_Entries with chart source code_:
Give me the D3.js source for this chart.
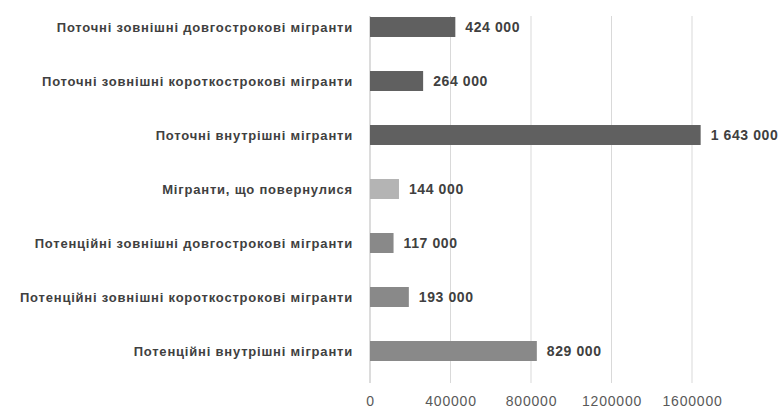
<!DOCTYPE html>
<html>
<head>
<meta charset="utf-8">
<script src="https://cdn.jsdelivr.net/npm/d3@7"></script>
<style>
  html, body { margin: 0; padding: 0; background: #ffffff; }
  #chart-container { width: 781px; height: 408px; overflow: hidden; }
  text { font-family: "Liberation Sans", Arial, sans-serif; }
</style>
</head>
<body>
<div id="chart-container"></div>
<script>
// Categories top to bottom
const categories = [
  "Поточні зовнішні довгострокові мігранти",
  "Поточні зовнішні короткострокові мігранти",
  "Поточні внутрішні мігранти",
  "Мігранти, що повернулися",
  "Потенційні зовнішні довгострокові мігранти",
  "Потенційні зовнішні короткострокові мігранти",
  "Потенційні внутрішні мігранти"
];
const values = [424000, 264000, 1643000, 144000, 117000, 193000, 829000];
const valueLabels = ["424 000", "264 000", "1 643 000", "144 000", "117 000", "193 000", "829 000"];
const groups = ["current", "current", "current", "returned", "potential", "potential", "potential"];
const xTicks = [0, 400000, 800000, 1200000, 1600000];

const colors = { current: "#606060", returned: "#b4b4b4", potential: "#898989" };

function drawChart() {
  d3.select("#chart-container").selectAll("*").remove();

  const W = 781, H = 408;
  const margin = { top: 0, left: 370 };

  const svg = d3.select("#chart-container")
    .append("svg")
    .attr("width", W)
    .attr("height", H);

  // x scale: 0 -> 370px, 400000 per ~80.5px
  const x = d3.scaleLinear()
    .domain([0, 1600000])
    .range([margin.left, margin.left + 322]);

  const y = d3.scaleBand()
    .domain(categories)
    .range([0, 378])
    .paddingInner(0.63)
    .paddingOuter(0.315);

  const gridTop = 16, gridBottom = 383;

  // vertical gridlines
  svg.selectAll(".grid")
    .data(xTicks.slice(1))
    .join("line")
    .attr("x1", d => x(d))
    .attr("x2", d => x(d))
    .attr("y1", gridTop)
    .attr("y2", gridBottom)
    .attr("stroke", "#d9d9d9")
    .attr("stroke-width", 1);

  // value axis line at zero
  svg.append("line")
    .attr("x1", x(0))
    .attr("x2", x(0))
    .attr("y1", gridTop)
    .attr("y2", gridBottom)
    .attr("stroke", "#d0d0d0")
    .attr("stroke-width", 1.5);

  // bars
  svg.selectAll(".bar")
    .data(values)
    .join("rect")
    .attr("x", x(0))
    .attr("y", (d, i) => y(categories[i]))
    .attr("width", d => x(d) - x(0))
    .attr("height", y.bandwidth())
    .attr("fill", (d, i) => colors[groups[i]]);

  // value labels
  svg.selectAll(".val")
    .data(values)
    .join("text")
    .attr("x", d => x(d) + 10)
    .attr("y", (d, i) => y(categories[i]) + y.bandwidth() / 2)
    .attr("dy", "0.35em")
    .attr("font-size", "14px")
    .attr("font-weight", "bold")
    .attr("letter-spacing", "0.6px")
    .attr("fill", "#404040")
    .text((d, i) => valueLabels[i]);

  // category labels
  svg.selectAll(".cat")
    .data(categories)
    .join("text")
    .attr("x", 353)
    .attr("y", d => y(d) + y.bandwidth() / 2)
    .attr("dy", "0.35em")
    .attr("text-anchor", "end")
    .attr("font-size", "13px")
    .attr("font-weight", "bold")
    .attr("letter-spacing", "0.8px")
    .attr("fill", "#404040")
    .text(d => d);

  // x axis tick labels
  svg.append("g")
    .attr("transform", `translate(0,${gridBottom})`)
    .call(d3.axisBottom(x)
      .tickValues(xTicks)
      .tickFormat(d => String(d))
      .tickSize(0)
      .tickPadding(13))
    .call(g => g.select(".domain").remove())
    .selectAll(".tick text")
    .attr("font-size", "14px")
    .attr("letter-spacing", "0.8px")
    .attr("font-family", "\"Liberation Sans\", Arial, sans-serif")
    .attr("fill", "#595959");
}

drawChart();
</script>
</body>
</html>
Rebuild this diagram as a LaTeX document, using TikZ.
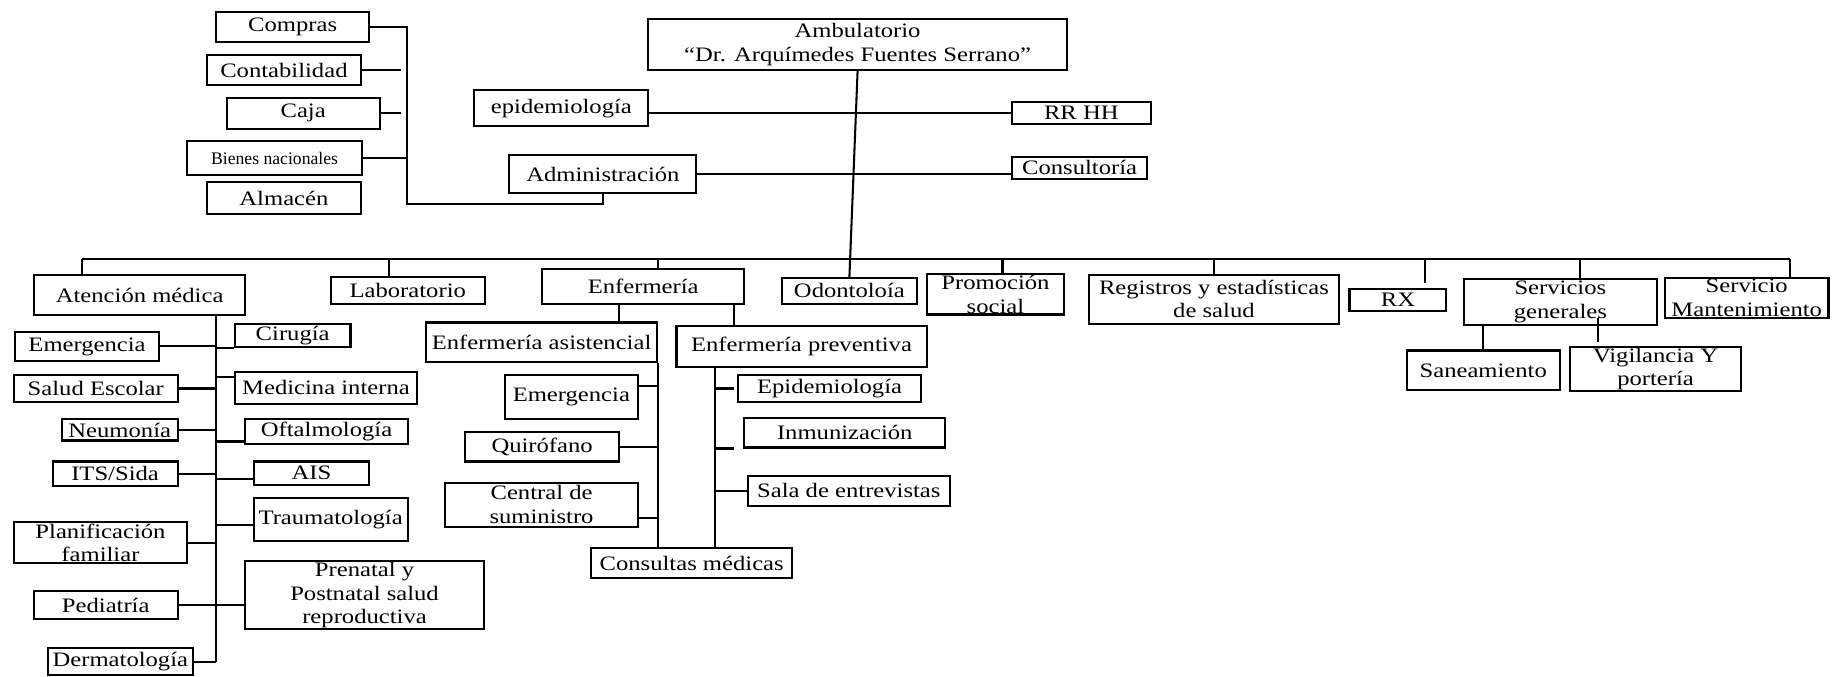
\documentclass[tikz,border=0pt]{standalone}
\usepackage{fontspec}
\setmainfont{Liberation Serif}[FakeStretch=1.2]
\newfontfamily\plainserif{Liberation Serif}
\usepackage{tikz}
\usetikzlibrary{calc}
% box from its corners (x1,y1)--(x2,y2), picture units
\newcommand\orgbox[7][]{\node[box,#1,minimum width={(#5-#3)*0.02cm},minimum height={(#6-#4)*0.02cm}] (#2) at ({(#3+#5)/2},{(#4+#6)/2}) {#7};}
\tikzset{
  box/.style={draw,line width=1pt,inner sep=0.5pt,align=center,font=\fontsize{10}{11.5}\selectfont},
  conn/.style={line width=1pt}
}

\begin{document}
\begin{tikzpicture}[x=0.02cm,y=-0.02cm]
			%%%%% START %%%%%
			\useasboundingbox (0,0) rectangle (1568,579);

			% direction and administration
			\orgbox[font=\fontsize{10}{12}\selectfont]{amb}{555}{16}{913}{60}{Ambulatorio\\“Dr. Arquímedes Fuentes Serrano”}
			\orgbox{epi}{406}{77}{555}{108}{epidemiología}
			\orgbox{rrhh}{866}{87}{985}{106}{RR HH}
			\orgbox{admin}{436}{133}{596}{165}{Administración}
			\orgbox{consul}{866}{134}{982}{153}{Consultoría}
			\orgbox{compras}{185}{10}{316}{36}{Compras}
			\orgbox{conta}{177}{47}{309}{73}{Contabilidad}
			\orgbox{caja}{194}{84}{325}{110}{Caja}
			\orgbox[font=\plainserif\fontsize{8.6}{10}\selectfont]{bienes}{160}{121}{310}{150}{Bienes nacionales}
			\orgbox{almacen}{177}{156}{309}{183}{Almacén}

			\coordinate (admtop) at (348,22);
			\coordinate (admbot) at (348,175);
			\draw[conn] (compras.east) -- (compras.east -| admtop) -- (admbot) -| (admin.south);
			\draw[conn] (conta.east) -- ++(33,0);
			\draw[conn] (caja.east) -- ++(17,0);
			\draw[conn] (bienes.east) -- (bienes.east -| admtop);
			\draw[conn] (epi.east |- rrhh.west) -- (rrhh.west);
			\draw[conn] (admin.east) -- (admin.east -| consul.west);

			% departments
			\orgbox{atencion}{29}{235}{210}{270}{Atención médica}
			\orgbox{lab}{283}{237}{415}{260}{Laboratorio}
			\orgbox{enf}{464}{230}{637}{260}{Enfermería}
			\orgbox{odonto}{669}{238}{785}{260}{Odontoloía}
			\orgbox{promo}{793}{235}{911}{269}{Promoción\\social}
			\orgbox{regis}{932}{235}{1146}{277}{Registros y estadísticas\\de salud}
			\orgbox{rx}{1155}{247}{1238}{266}{RX}
			\orgbox{serv}{1253}{239}{1418}{278}{Servicios\\generales}
			\orgbox{mant}{1425}{238}{1565}{272}{Servicio\\Mantenimiento}

			\draw[conn] (amb.south) -- (odonto.north);
			\coordinate (b1) at (70,222);
			\coordinate (b2) at (333,222);
			\coordinate (b3) at (563,222);
			\coordinate (b5) at (858,222);
			\coordinate (b6) at (1039,222);
			\coordinate (b7) at (1220,222);
			\coordinate (b8) at (1352,222);
			\coordinate (b9) at (1532,222);
			\draw[conn] (b1) -- (b9);
			\draw[conn] (b1) -- (b1 |- atencion.north);
			\draw[conn] (b2) -- (b2 |- lab.north);
			\draw[conn] (b3) -- (b3 |- enf.north);
			\draw[conn] (b5) -- (b5 |- promo.north);
			\draw[conn] (b6) -- (b6 |- regis.north);
			\draw[conn,shorten >=2pt] (b7) -- (b7 |- rx.north);
			\draw[conn] (b8) -- (b8 |- serv.north);
			\draw[conn] (b9) -- (b9 |- mant.north);

			% medical care
			\orgbox{emer}{13}{284}{136}{309}{Emergencia}
			\orgbox{salud}{12}{321}{152}{344}{Salud Escolar}
			\orgbox{neumo}{53}{359}{152}{377}{Neumonía}
			\orgbox{its}{45}{395}{152}{416}{ITS/Sida}
			\orgbox{planif}{12}{447}{160}{482}{Planificación\\familiar}
			\orgbox{pedia}{29}{506}{152}{530}{Pediatría}
			\orgbox{derma}{41}{555}{165}{578}{Dermatología}
			\orgbox{cirugia}{201}{277}{300}{297}{Cirugía}
			\orgbox{medint}{201}{318}{357}{346}{Medicina interna}
			\orgbox{oftal}{210}{359}{349}{380}{Oftalmología}
			\orgbox{ais}{217}{395}{316}{415}{AIS}
			\orgbox{trauma}{217}{426}{349}{463}{Traumatología}
			\orgbox{prenatal}{210}{481}{414}{538}{Prenatal y\\Postnatal salud\\reproductiva}

			\coordinate (am1) at (185,270);
			\coordinate (am2) at (185,567);
			\draw[conn] (am1) -- (am2);
			\draw[conn] (emer.east) -- (emer.east -| am1);
			\draw[conn] (salud.east) -- (salud.east -| am1);
			\draw[conn] (neumo.east) -- (neumo.east -| am1);
			\draw[conn] (its.east) -- (its.east -| am1);
			\draw[conn] (planif.east) -- (planif.east -| am1);
			\draw[conn] (pedia.east) -- (pedia.east -| prenatal.west);
			\draw[conn] (derma.east) -- (derma.east -| am1);
			\draw[conn] (cirugia.south west -| am1) -- (cirugia.south west);
			\draw[conn] ([yshift=0.18cm]medint.west -| am1) -- ([yshift=0.18cm]medint.west);
			\draw[conn] ([yshift=0.06cm]oftal.south west -| am1) -- ([yshift=0.06cm]oftal.south west);
			\draw[conn] ([yshift=-0.1cm]ais.west -| am1) -- ([yshift=-0.1cm]ais.west);
			\draw[conn] ([yshift=-0.1cm]trauma.west -| am1) -- ([yshift=-0.1cm]trauma.west);

			% nursing
			\orgbox{asist}{365}{276}{562}{310}{Enfermería asistencial}
			\orgbox{prev}{579}{279}{793}{314}{Enfermería preventiva}
			\orgbox{emer2}{432}{321}{546}{359}{Emergencia}
			\orgbox{quiro}{398}{370}{530}{395}{Quirófano}
			\orgbox{central}{381}{413}{546}{451}{Central de\\suministro}
			\orgbox{consultas}{506}{469}{678}{495}{Consultas médicas}
			\orgbox{epi2}{632}{321}{788}{344}{Epidemiología}
			\orgbox{inmun}{637}{358}{809}{383}{Inmunización}
			\orgbox{sala}{640}{407}{813}{433}{Sala de entrevistas}

			\coordinate (ea) at (530,260);
			\coordinate (ep) at (628,260);
			\coordinate (pv) at (612,314);
			\draw[conn] (ea) -- (ea |- asist.north);
			\draw[conn] (ep) -- (ep |- prev.north);
			\draw[conn] (asist.south east) -- (asist.south east |- consultas.north);
			\draw[conn] ([yshift=0.2cm]emer2.east) -- ([yshift=0.2cm]emer2.east -| asist.south east);
			\draw[conn] (quiro.east) -- (quiro.east -| asist.south east);
			\draw[conn] ([yshift=-0.22cm]central.east) -- ([yshift=-0.22cm]central.east -| asist.south east);
			\draw[conn] (pv) -- (pv |- consultas.north);
			\draw[conn,shorten >=1.5pt] (pv |- epi2.west) -- (epi2.west);
			\draw[conn,shorten >=4.5pt] (pv |- inmun.south west) -- (inmun.south west);
			\draw[conn] (pv |- sala.west) -- (sala.west);

			% general services
			\orgbox{sanea}{1204}{300}{1335}{334}{Saneamiento}
			\orgbox{vigil}{1344}{297}{1490}{335}{Vigilancia Y\\portería}
			\coordinate (vg) at (1368,272);
			\draw[conn] (serv.south -| sanea.north) -- (sanea.north);
			\draw[conn,shorten >=2pt] (vg) -- (vg |- vigil.north);
			%%%%% END %%%%%
\end{tikzpicture}
\end{document}
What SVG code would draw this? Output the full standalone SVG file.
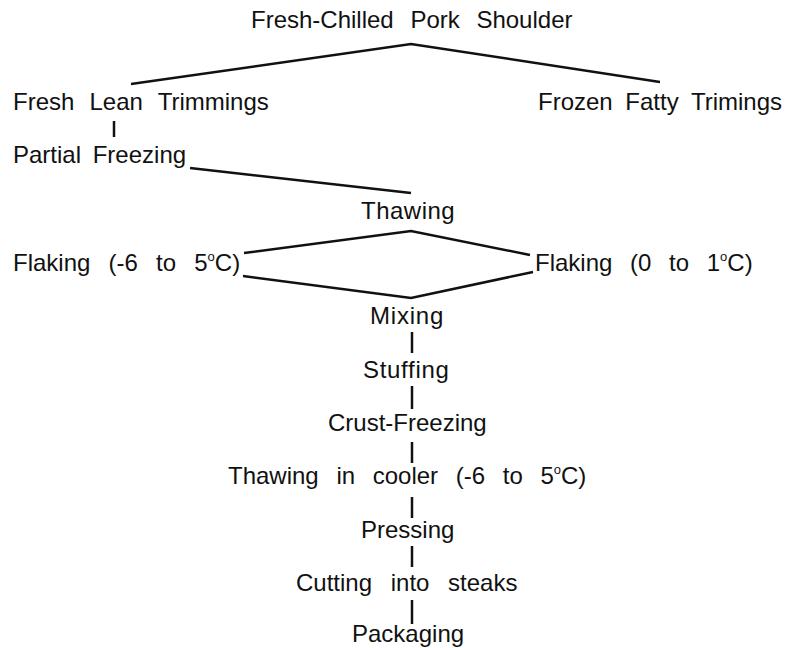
<svg xmlns="http://www.w3.org/2000/svg" width="796" height="648" viewBox="0 0 796 648">
<style>
text{font-family:"Liberation Sans",Arial,sans-serif;font-size:24px;fill:#111}
line,polyline{stroke:#111;stroke-width:2.5;fill:none}
.sup{font-size:13px}
</style>
<rect width="796" height="648" fill="#fff"/>
<g id="connectors">
<polyline points="131,84 411,44 660,82"/>
<line x1="114" y1="121" x2="114" y2="137"/>
<polyline points="190,168 411,193"/>
<polyline points="244,253 411,231 530,255"/>
<polyline points="243,276 411,298 533,272"/>
<line x1="412" y1="332" x2="412" y2="353"/>
<line x1="412" y1="386" x2="412" y2="409"/>
<line x1="412" y1="442" x2="412" y2="463"/>
<line x1="412" y1="497" x2="412" y2="518"/>
<line x1="412" y1="546" x2="412" y2="567"/>
<line x1="412" y1="600" x2="412" y2="624"/>
</g>
<g id="n-shoulder"><text x="251" y="28" word-spacing="10">Fresh-Chilled Pork Shoulder</text></g>
<g id="n-lean"><text x="13" y="110" word-spacing="8.5">Fresh Lean Trimmings</text></g>
<g id="n-fatty"><text x="538" y="110" word-spacing="6">Frozen Fatty Trimings</text></g>
<g id="n-partial"><text x="13" y="163" word-spacing="5">Partial Freezing</text></g>
<g id="n-thawing"><text x="361" y="219" letter-spacing="0.5">Thawing</text></g>
<g id="n-flake1"><text x="13" y="271" word-spacing="11.5">Flaking (-6 to 5<tspan class="sup" dy="-10">o</tspan><tspan dy="10">C)</tspan></text></g>
<g id="n-flake2"><text x="535" y="271" word-spacing="11">Flaking (0 to 1<tspan class="sup" dy="-10">o</tspan><tspan dy="10">C)</tspan></text></g>
<g id="n-mixing"><text x="370" y="324" letter-spacing="0.8">Mixing</text></g>
<g id="n-stuffing"><text x="363" y="378" letter-spacing="0.7">Stuffing</text></g>
<g id="n-crust"><text x="328" y="431">Crust-Freezing</text></g>
<g id="n-cooler"><text x="228" y="484" word-spacing="11">Thawing in cooler (-6 to 5<tspan class="sup" dy="-10">o</tspan><tspan dy="10">C)</tspan></text></g>
<g id="n-pressing"><text x="361" y="538">Pressing</text></g>
<g id="n-cutting"><text x="296" y="591" word-spacing="12">Cutting into steaks</text></g>
<g id="n-packaging"><text x="352" y="642">Packaging</text></g>
</svg>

_Short problem_: From the records above, report the count of lines containing "this" and nothing more.

_Written answer_: 3